Wrong, wrong, so very wrong

Apparently people respect Vito Tanzi. At least, that’s what an article in the Globe and Mail tells me, and their journalists must be impartial right?

Tanzi apparently believes that because government spending has dropped as a fraction of the GDP in Canada and Sweden over the past 20 years that it will continue to drop into the future. I guess two data points does make a linear trend. Neil Reynolds, the author of the article, compares the levels that we’re spending with those of the 1920s and the 1700 and 1800s, and seems to argue that we should go back to such spending.

That’s right.

Reynolds is actually suggesting that we ought to roll back our clocks to a time when:

  • Women were not allowed to vote
  • Slavery was legal
  • Racism was accepted
  • There was no public health care
  • There was no social security
  • Homosexuality was a crime
  • Capital punishment was allowed
  • Corporal punishment of children was allowed

Oh the good old days.

Of course Reynolds doesn’t say this, he says “Mr. Tanzi contemplates no return to Dickens.” Tanzi merely wants to rid us of the inefficient government, which can then be replaced by… well it’s note clear, but supposedly it has to do with market solutions.

Good thing the market always has our best interests at heart…

One specific issue that really got me in this article was this bit:

Mr. Tanzi is not “anti-government” for ideological reasons. He goes, he says, where the empirical evidence takes him – which makes his 14th book, Governments Versus Markets: The Changing Economic Role of the State (published in May), so important.

To be fair, I haven’t read this book, but Reynolds did a piss-poor job of presenting any of that evidence in this article. All he provided was a couple of data points for Canada and Sweden’s government spending as percent of GDP. Meanwhile, we have trends like the USA, bastion of free-market capitalism that it is, that are ballooning out of control. This graph would even suggest that spending is either going to remain constant (since apparently we just do a linear regression from 1990) or will continue to rise.

Taking a broader picture of nations, Wikipedia has a list of countries government spending as a percentage of GDP. While nations like Cuba and Zimbabwe top the list, most of Europe sits in the 40-60% range. Meanwhile, countries like Burma, Guatemala, and Haiti fall near the end of the list.

Perhaps Tanzi sees some advantage to living in a nation like Burma (with government expenditures of a mere 8% GDP), but I seem to doubt it as he seems to have spend his life in Italy and USA (with spending of 48.8% and 38.9% respectively).

Tanzi and Reynolds do admit that reducing government spending will increase inequality, but they figure that’s peachy because communism is evil. And I wish that were a strawman argument:

Mr. Tanzi concedes that the diminished state will increase economic inequality. But he argues that equality can’t be the state’s only goal. “If it were,” he says, “North Korea and Cuba would be model welfare states.” Further, though, he argues that there will be many other ways to reduce inequality – when people are once again lightly taxed. The irony of the 21st century, he says, is that big governments have consistently pre-empted reform – by replacing market functions instead of merely regulating them.

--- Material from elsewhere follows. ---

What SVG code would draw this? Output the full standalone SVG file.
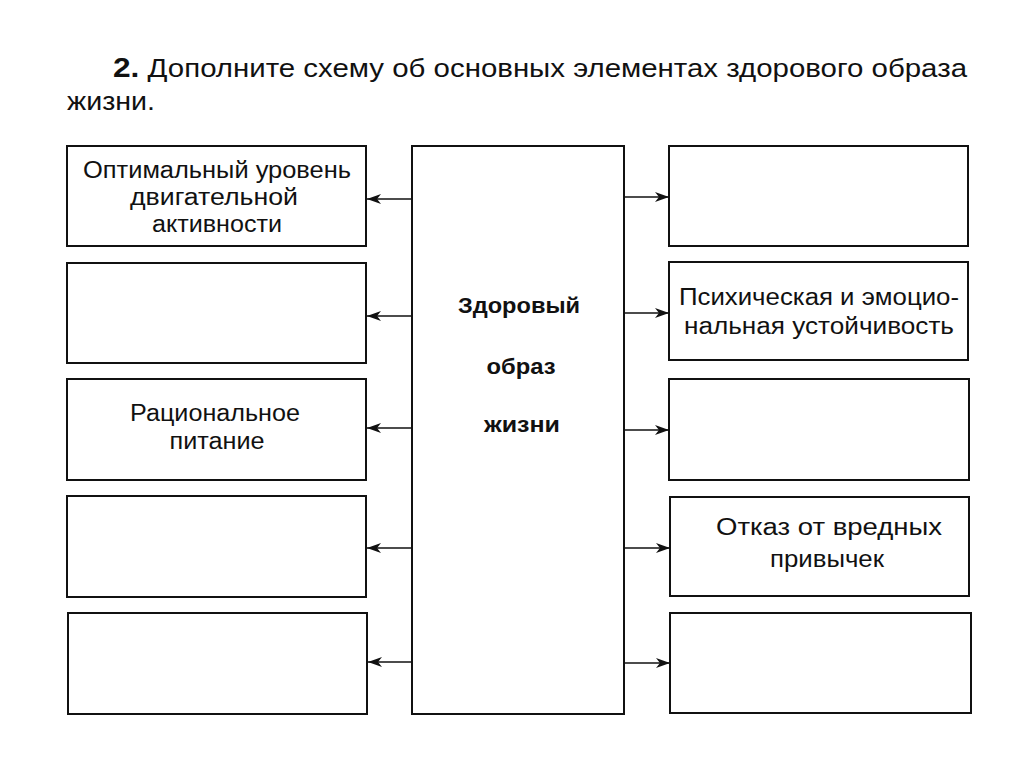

[citations desperately needed]

What other ways are we talking about? Private charity?

The best article I could find* on private charity comes from Margaret Little [pdf]**. She notes that private welfare was replaced by public systems, which are now being eroded and replaced again by private charity. Unfortunately, many of these charities have hidden (or overt) agendas, and may discriminate in their generosity. She cites the Salvation Army as an example of one religious organization that has been known to proselytize to its patrons.

This Globe piece really angered me. Hence the disjointed analysis presented here. Nearly everything in it is wrong, and I’d almost go as far as saying it approaches Fractal Wrongness. I may have to come back and pick apart specific pieces one-by-one.

It really worries me that our media is giving such an uncritical platform to such dangerous ideas. No wonder our inequality is rising rapidly.


*I tried a couple quick searches on Google and Google Scholar, but it is exceptionally hard to find good, objective data on the efficiency and efficacy of private charity versus government welfare. Most come either from Libertarians (who often begin by decrying be taxed at gunpoint) or the religious. If anyone has some good peer-reviewed data on this, please send it to me.

**Margaret Little, “The Blurring of Boundaries: Private and Public Welfare for Single Mothers in Ontario.” Studies in Political Economy 47, pp. 89-109. Summer 1995.